To all your statements: Yeah, right.
To all your questions: Yeah, probably.

In other words, you're claiming that if you were not poly, you would have magically been a perfectly considerate wife, a perfect communicator and listener, and you would never have had any personality issues? Yeah fucking right.

Sorry hon, but you don't get off that easy. Being poly isn't what made you fail at those things. Failing at those things is what made you crash at poly.

If I was not poly, would we even be in counselling for any of these issues?

Probably not, but only because you would have been able to coast right on by the way many mono couples do, ignoring these deep underlying issues in their relationship because nothing forces them to deal with their personal shit. Does that mean your marriage wouldn't have these issues? Hell no. It just means y'all wouldn't be dealing with them the way you are now.

What I do need is for her to remember that this is not about her.

I completely agree with you. Except, it's not so much that she needs to "remember" that it's not all about her. She needs to LEARN that in the first place. By the sounds of it, she has tantrums when she doesn't get her way.

I do not think that asking someone to support you in your decisions and pursuing your dreams is unreasonable. Support should be a given as long as you are not trying to hurt anyone or do something illegal.

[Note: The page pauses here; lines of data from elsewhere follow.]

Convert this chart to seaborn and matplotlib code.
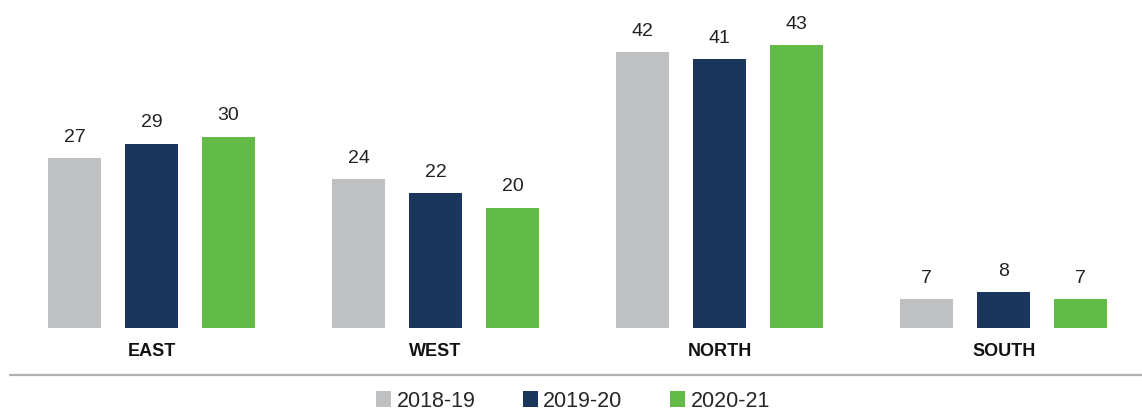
import numpy as np
import pandas as pd
import matplotlib
matplotlib.use("Agg")
import matplotlib.pyplot as plt
import seaborn as sns
from matplotlib.lines import Line2D
from matplotlib.patches import Patch

regions = ["EAST", "WEST", "NORTH", "SOUTH"]
years = ["2018-19", "2019-20", "2020-21"]
vals_2018_19 = [27, 24, 42, 7]
vals_2019_20 = [29, 22, 41, 8]
vals_2020_21 = [30, 20, 43, 7]
colors = ["#BFC0C2", "#1B365D", "#62BB46"]

df = pd.DataFrame({
    "region": regions * 3,
    "year": [years[0]] * 4 + [years[1]] * 4 + [years[2]] * 4,
    "value": vals_2018_19 + vals_2019_20 + vals_2020_21,
})

sns.set_style("white")
plt.rcParams["font.family"] = ["Liberation Sans", "DejaVu Sans"]

fig = plt.figure(figsize=(11.42, 4.15), dpi=100)
ax = fig.add_axes([0, 1 - 327.5 / 415, 1, 327.5 / 415])

sns.barplot(data=df, x="region", y="value", hue="year", order=regions,
            hue_order=years, palette=colors, saturation=1, width=0.813, gap=0.31,
            errorbar=None, linewidth=0, legend=False, ax=ax)

for c in ax.containers:
    ax.bar_label(c, fmt="%d", padding=9, fontsize=14, color="#222222")

ax.set_ylim(3.0, 49.4)
ax.set_xlim(-0.533, 3.486)
ax.set_xlabel("")
ax.set_ylabel("")
ax.set_yticks([])
ax.tick_params(axis="x", length=0, pad=11.5)
for lab in ax.get_xticklabels():
    lab.set_fontweight("bold")
    lab.set_fontsize(13)
    lab.set_color("#111111")
sns.despine(ax=ax, left=True, bottom=True)

# separator line above legend
y_line = 1 - 374.5 / 415
fig.add_artist(Line2D([10 / 1142, 1], [y_line, y_line], color="#AFAFAF", lw=1.6))

handles = [Patch(facecolor=col, edgecolor="none") for col in colors]
fig.legend(handles, years, loc="center", bbox_to_anchor=(573 / 1142, 1 - 401 / 415),
           ncol=3, frameon=False, fontsize=15.5, handlelength=0.7, handleheight=0.7,
           handletextpad=0.25, columnspacing=2.2, borderpad=0)

fig.savefig("out.png", dpi=100)
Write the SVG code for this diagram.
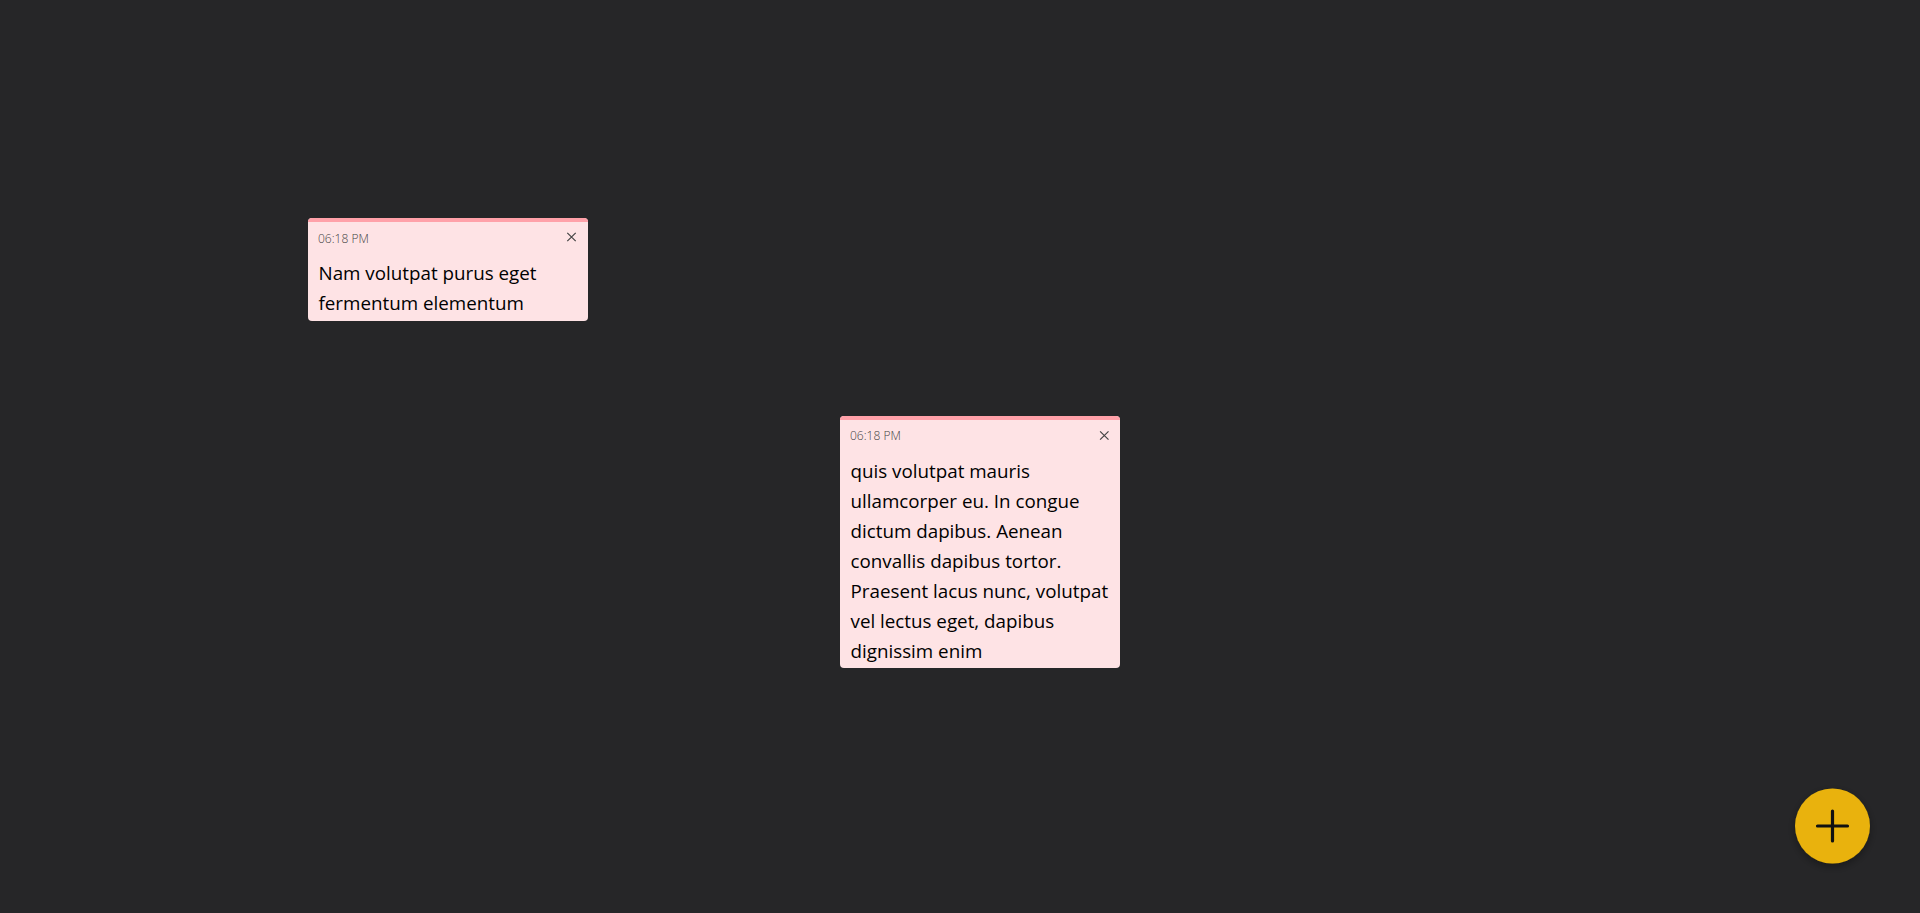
<svg xmlns="http://www.w3.org/2000/svg" width="1920" height="913" viewBox="0 0 1920 913">
  <defs>
    <style>
      .note { fill: #fee3e5; }
      .band { fill: #ffa1a9; }
      .time { font-family: "Open Sans", "Noto Sans", sans-serif; font-size: 12px; font-weight: 300; fill: #444444; }
      .body { font-family: "Open Sans", "Noto Sans", sans-serif; font-size: 18.8px; fill: #000000; }
      .close { stroke: #444444; stroke-width: 1.2; fill: none; }
    </style>
    <filter id="shadow" x="-30%" y="-30%" width="160%" height="160%">
      <feDropShadow dx="0" dy="3" stdDeviation="4" flood-color="#000000" flood-opacity="0.35"/>
    </filter>
  </defs>
  <rect width="1920" height="913" fill="#262628"/>

  <g id="note-1">
    <rect class="note" x="308" y="218" width="280" height="103" rx="4"/>
    <path class="band" d="M308,222 A4,4 0 0 1 312,218 H584 A4,4 0 0 1 588,222 Z"/>
    <text class="time" x="318" y="243">06:18 PM</text>
    <path class="close" d="M567.3,232.8 L575.7,241.2 M575.7,232.8 L567.3,241.2"/>
    <text class="body" x="318.5" y="280">Nam volutpat purus eget</text>
    <text class="body" x="318.5" y="310">fermentum elementum</text>
  </g>

  <g id="note-2">
    <rect class="note" x="840" y="416" width="280" height="252" rx="4"/>
    <path class="band" d="M840,420 A4,4 0 0 1 844,416 H1116 A4,4 0 0 1 1120,420 Z"/>
    <text class="time" x="850" y="440">06:18 PM</text>
    <path class="close" d="M1100.1,431.3 L1108.5,439.7 M1108.5,431.3 L1100.1,439.7"/>
    <text class="body" x="850.5" y="478">quis volutpat mauris</text>
    <text class="body" x="850.5" y="508">ullamcorper eu. In congue</text>
    <text class="body" x="850.5" y="538">dictum dapibus. Aenean</text>
    <text class="body" x="850.5" y="568">convallis dapibus tortor.</text>
    <text class="body" x="850.5" y="598">Praesent lacus nunc, volutpat</text>
    <text class="body" x="850.5" y="628">vel lectus eget, dapibus</text>
    <text class="body" x="850.5" y="658">dignissim enim</text>
  </g>

  <g id="add-button">
    <circle cx="1832.5" cy="826" r="37.5" fill="#e9b209" filter="url(#shadow)"/>
    <path d="M1817.5,826 H1847.5 M1832.5,811 V841" stroke="#111111" stroke-width="3.2" stroke-linecap="round" fill="none"/>
  </g>

  <g id="connectors"/>
</svg>
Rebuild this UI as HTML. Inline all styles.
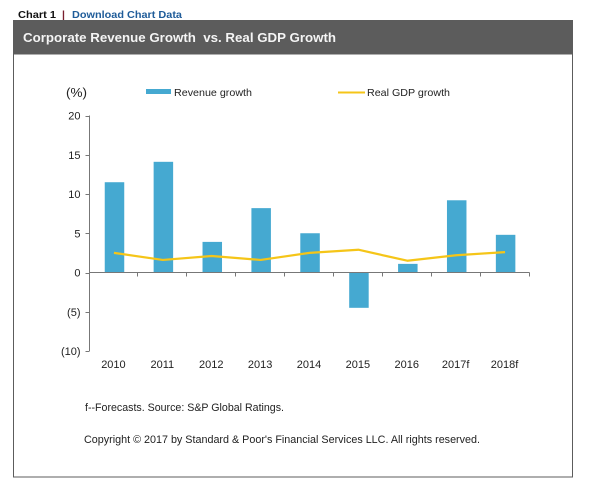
<!DOCTYPE html>
<html lang="en">
<head>
<meta charset="utf-8">
<title>Corporate Revenue Growth vs. Real GDP Growth</title>
<style>
html,body{margin:0;padding:0;background:#fff;width:607px;height:489px;overflow:hidden}
svg{display:block;font-family:"Liberation Sans",Arial,sans-serif}
text{fill:#222}
</style>
</head>
<body>
<svg id="chart" width="607" height="489" viewBox="0 0 607 489" xmlns="http://www.w3.org/2000/svg">
  <text x="18" y="18" font-size="10.5" font-weight="bold" style="fill:#111" textLength="38" lengthAdjust="spacingAndGlyphs">Chart 1</text>
  <text x="62" y="18" font-size="10.5" font-weight="bold" style="fill:#7a1f2e">|</text>
  <text x="72" y="18" font-size="10.5" font-weight="bold" style="fill:#1f5c99;cursor:pointer" textLength="110" lengthAdjust="spacingAndGlyphs">Download Chart Data</text>

  <rect x="13.5" y="54" width="559" height="423" fill="#fff" stroke="#5c5c5c" stroke-width="1"/>
  <rect x="13" y="20" width="560" height="34" fill="#5c5c5c"/>
  <text x="23" y="42" font-size="13" font-weight="bold" style="fill:#f4f4f4;white-space:pre" xml:space="preserve" textLength="313" lengthAdjust="spacingAndGlyphs">Corporate Revenue Growth  vs. Real GDP Growth</text>

  <text x="66" y="97" font-size="13" textLength="21" lengthAdjust="spacingAndGlyphs">(%)</text>

  <rect x="146" y="89" width="25" height="5" fill="#45a9d1"/>
  <text x="174" y="96" font-size="10.5" textLength="78" lengthAdjust="spacingAndGlyphs">Revenue growth</text>
  <line x1="338" x2="365" y1="92.5" y2="92.5" stroke="#f5c518" stroke-width="2"/>
  <text x="367" y="96" font-size="10.5" textLength="83" lengthAdjust="spacingAndGlyphs">Real GDP growth</text>

  <g id="plot"></g>

  <text x="85" y="411" font-size="11" textLength="199" lengthAdjust="spacingAndGlyphs">f--Forecasts. Source: S&amp;P Global Ratings.</text>
  <text x="84" y="443" font-size="11" textLength="396" lengthAdjust="spacingAndGlyphs">Copyright © 2017 by Standard &amp; Poor's Financial Services LLC. All rights reserved.</text>
</svg>
<script>
const categories = ['2010','2011','2012','2013','2014','2015','2016','2017f','2018f'];
const revenueGrowth = [11.5,14.1,3.9,8.2,5.0,-4.5,1.1,9.2,4.8];
const realGdpGrowth = [2.5,1.6,2.1,1.6,2.5,2.9,1.5,2.2,2.6];
const yTickValues = [20,15,10,5,0,-5,-10];
const yTickLabels = ['20','15','10','5','0','(5)','(10)'];

const NS = 'http://www.w3.org/2000/svg';
const plot = document.getElementById('plot');
const axisLeft = 89.5, axisRight = 529.5, zeroY = 272.5, unitPx = 7.85;
const bandWidth = (axisRight - axisLeft) / categories.length;
const yScale = v => zeroY - v * unitPx;
const xScale = i => axisLeft + bandWidth * (i + 0.5);
function make(tag, attrs) {
  const el = document.createElementNS(NS, tag);
  for (const k in attrs) el.setAttribute(k, attrs[k]);
  plot.appendChild(el);
  return el;
}

revenueGrowth.forEach((v, i) => {
  const top = Math.min(yScale(v), zeroY);
  const bar = make('rect', {x: xScale(i) - 9.5 + 0.3, y: top, width: 19.5, height: Math.abs(yScale(v) - zeroY), fill: '#45a9d1'});
  
  
});

const yAxis = make('line', {x1: axisLeft, x2: axisLeft, y1: yScale(20), y2: yScale(-10), stroke: '#777', 'stroke-width': 1});


const xAxis = make('line', {x1: axisLeft, x2: axisRight, y1: zeroY, y2: zeroY, stroke: '#777', 'stroke-width': 1});



yTickValues.forEach((v, i) => {
  const y = Math.round(yScale(v)) + 0.5;
  const tick = make('line', {x1: axisLeft - 4, x2: axisLeft, y1: y, y2: y, stroke: '#777', 'stroke-width': 1});
  
  
  const label = make('text', {x: axisLeft - 9, y: yScale(v) + 4, 'font-size': 11, 'text-anchor': 'end'});
  label.textContent = yTickLabels[i];
  
  
});

categories.forEach((c, i) => {
  const x = Math.round(axisLeft + bandWidth * (i + 1)) - 0.5;
  const tick = make('line', {x1: x, x2: x, y1: zeroY, y2: zeroY + 4, stroke: '#777', 'stroke-width': 1});
  
  
  const label = make('text', {x: xScale(i) - 0.5, y: 368, 'font-size': 11, 'text-anchor': 'middle'});
  label.textContent = c;
  
  
});

const gdpLine = make('polyline', {
  points: realGdpGrowth.map((v, i) => xScale(i) + ',' + yScale(v)).join(' '),
  fill: 'none', stroke: '#f5c518', 'stroke-width': 2.2, 'stroke-linejoin': 'round'
});


</script>
</body>
</html>
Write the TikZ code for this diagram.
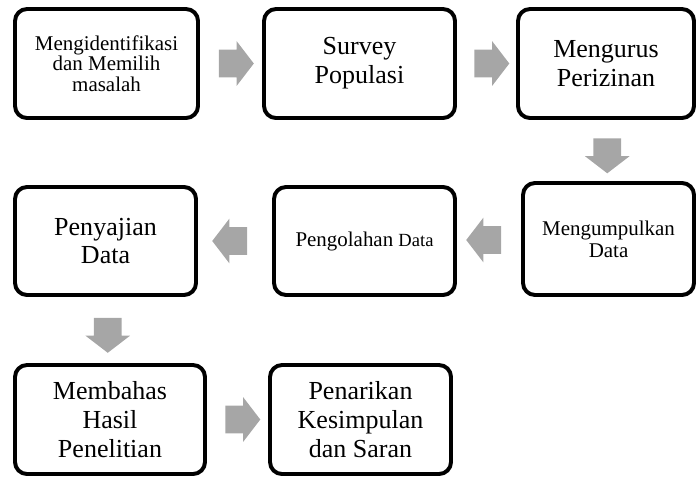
\documentclass[tikz,border=0pt]{standalone}
\usepackage{fontspec}
\setmainfont{Liberation Serif}
\usetikzlibrary{shapes.arrows,calc}
\definecolor{arrowgray}{HTML}{A6A6A6}

\begin{document}
\begin{tikzpicture}[
  stage/.style={draw, line width=2.8pt, rounded corners=0.3cm, align=center, inner sep=0pt, font=\fontsize{18.5}{20.6}\selectfont},
  smalltext/.style={font=\fontsize{14.9}{15.6}\selectfont},
  flow/.style={single arrow, fill=arrowgray, draw=none, inner xsep=0pt, inner ysep=0.3375cm, minimum height=0.875cm, minimum width=1.1cm, single arrow head extend=0.2125cm, single arrow tip angle=105}
]
\useasboundingbox (0,0) rectangle (17.400,-11.925);
% top row
\node[stage, minimum width=4.575cm, minimum height=2.725cm, font=\fontsize{14.9}{14.6}\selectfont] (ident) at (2.663,-1.588) {Mengidentifikasi\\dan Memilih\\masalah};
\node[stage, minimum width=4.775cm, minimum height=2.725cm] (survey) at (8.988,-1.588) {Survey\\Populasi};
\node[stage, minimum width=4.400cm, minimum height=2.725cm] (izin) at (15.150,-1.588) {Mengurus\\Perizinan};
% middle row
\node[stage, smalltext, minimum width=4.275cm, minimum height=2.800cm] (kumpul) at (15.213,-5.975) {Mengumpulkan\\Data};
\node[stage, smalltext, minimum width=4.525cm, minimum height=2.700cm] (olah) at (9.113,-6.025) {Pengolahan {\fontsize{13.2}{15.6}\selectfont Data}};
\node[stage, minimum width=4.525cm, minimum height=2.700cm] (saji) at (2.638,-6.025) {Penyajian\\Data};
% bottom row
\node[stage, minimum width=4.750cm, minimum height=2.725cm] (bahas) at (2.750,-10.488) {Membahas\\Hasil\\Penelitian};
\node[stage, minimum width=4.525cm, minimum height=2.725cm] (simpul) at (9.013,-10.488) {Penarikan\\Kesimpulan\\dan Saran};
% arrows
\node[flow] (a1) at ($(ident.east)!0.5!(survey.west)$) {};
\node[flow] (a2) at ($(survey.east)!0.5!(izin.west)$) {};
\node[flow, rotate=-90] (a3) at ($(izin.south)!0.5!(kumpul.north)$) {};
\node[flow, rotate=180] (a4) at ($(kumpul.west)!0.5!(olah.east)$) {};
\node[flow, rotate=180] (a5) at ($(olah.west)!0.5!(saji.east)$) {};
\node[flow, rotate=-90] (a6) at ($(saji.south)!0.5!(bahas.north)$) {};
\node[flow] (a7) at ($(bahas.east)!0.5!(simpul.west)$) {};
\end{tikzpicture}
\end{document}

You don't need to justify your life choices to anyone. They're right for you, they're right for your children, they're right for your husband. Si isn't your dependent and she can deal with it like an adult. She can move closer if being with you is so important to her. That was the plan before; she's the one who changed her mind in the first place. She doesn't get to change her mind and manipulate you into agreeing to her demands and then throw a fit when you revert to the original plan before she convinced you to placate her.

I am trying not to act now with all the guilt, but my said true nature has caused many problems. I have to face that and deal with it.

Lots of people are poly and they don't all have these problems. Even more people are mono and have all these problems. So I completely disagree that it's your poly nature that caused these problems. However, choosing to placate your girlfriend and prioritizing your wants over your husband's need to be heard and acknowledged probably didn't help matters.

Hey...I got to be myself, be with the people I loved, but in being myself and following my true nature, you could say that I hurt others in my pursuit of happiness. That is an extension of why I feel selfish.

You feel selfish because your behaviour was selfish. You did not balance the needs of everyone involved, you thought only of yourself. That's got nothing to do with being poly. Lots and lots of mono people make the same mistakes you've made. Instead of a girlfriend, it could have been your career, or parenting, or tulip breeding. People have thrown marriages away for all kinds of obsessions.

The point I'm trying to make is that if you keep misplacing the blame, you're only going to repeat the same mistakes but with a different focus. So you ditch the girlfriend -- what's to stop you from throwing yourself into the next thing that "me me me" wants?

I get it. I really do. I'm a lot like you: strong-willed, selfish, oblivious. I want what I want and I figure it's mine for the taking. But I've seen the destructiveness that can cause, the pain it can bring my husband, so I had to learn to change that behaviour if I didn't want to hurt the people I love. Changing the behaviour gradually changed those desires. I've become more compassionate and understanding. But it starts with recognizing the real problem and dealing with it at the root. Your real problem is not poly, it's how you treat people. Just because poly was the trigger for the behaviour does not mean that behaviour would not have occurred with a different trigger.

But you don't have to believe me. You're free to run your own experiment, try being mono without changing that other stuff, and let me know how that works out for you.